Le Lieutenant Colonel Zida a pris la tête de l’armée et de l’État dans un moment de gravité pour se mettre au service du peuple Burkinabè. Il est tenu de maintenir l’ordre et la sécurité au sein du pays en attendant la mise en place d’élections libres et transparentes dans le respect des règles démocratiques. A ma connaissance il ne s’est jamais prononcé contre la mise en place d’un Conseil National de Transition composé de civils et n’a pas manifesté de volonté de confiscation du pouvoir au peuple. L’armée a pris ses responsabilités sur la demande du peuple burkinabè.

Le balai Citoyen s’est déjà exprimé par communiqué « Le parachèvement de notre révolution dépendra entièrement de ce processus de transition au cours duquel seront posés les fondements du Burkina nouveau avec une vraie démocratie, une bonne gouvernance et un meilleur vivre-ensemble.

Le Balai Citoyen, prendra toute sa part dans ce processus en veillant particulièrement au respect de l’aspiration populaire à un renouveau national. »
Personne ne volera la victoire du peuple Burkinabè !

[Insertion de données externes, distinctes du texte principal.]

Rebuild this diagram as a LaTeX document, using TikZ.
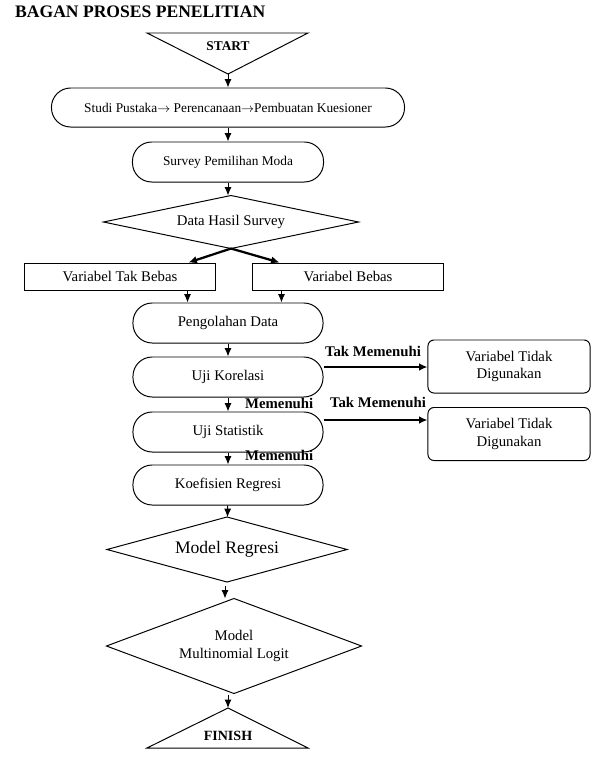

AEL : Comment faire pour mutualiser la lutte des jeunes burkinabè et permettre que cette lutte s’exporte vers d’autres pays ou les dictateurs seront tentés de changer la constitution pour se maintenir au pouvoir ?

Il faut continuer les synergies que nous avons mises en place à l’image de nos liens avec les frères du mouvement Y en A Marre ou plus récemment avec le collectif Tournons la Page. Le peuple Burkinabè à donner une leçon à la plus vieille dictature d’Afrique, 27 ans de pouvoir ! Cela permet Beaucoup d’espoir !

Une révolution bien menée c’est une révolution bien pensée. Le pouvoir a peur d’une chose, c’est la puissance. La puissance est dans l’unité d’un peuple qui se lève pour dire Stop et réclamer un changement d’où l’importance de travailler sur le terrain à une conscientisation citoyenne structurée et organisée.

Aucun pouvoir ne peut tenir face à la pression populaire descendue dans la rue.

Le message est clair, Messieurs les présidents, Ne touchez plus aux constitutions ! Prenez garde Les constitutions ne sont pas des costumes que l’on peut se tailler sur mesure.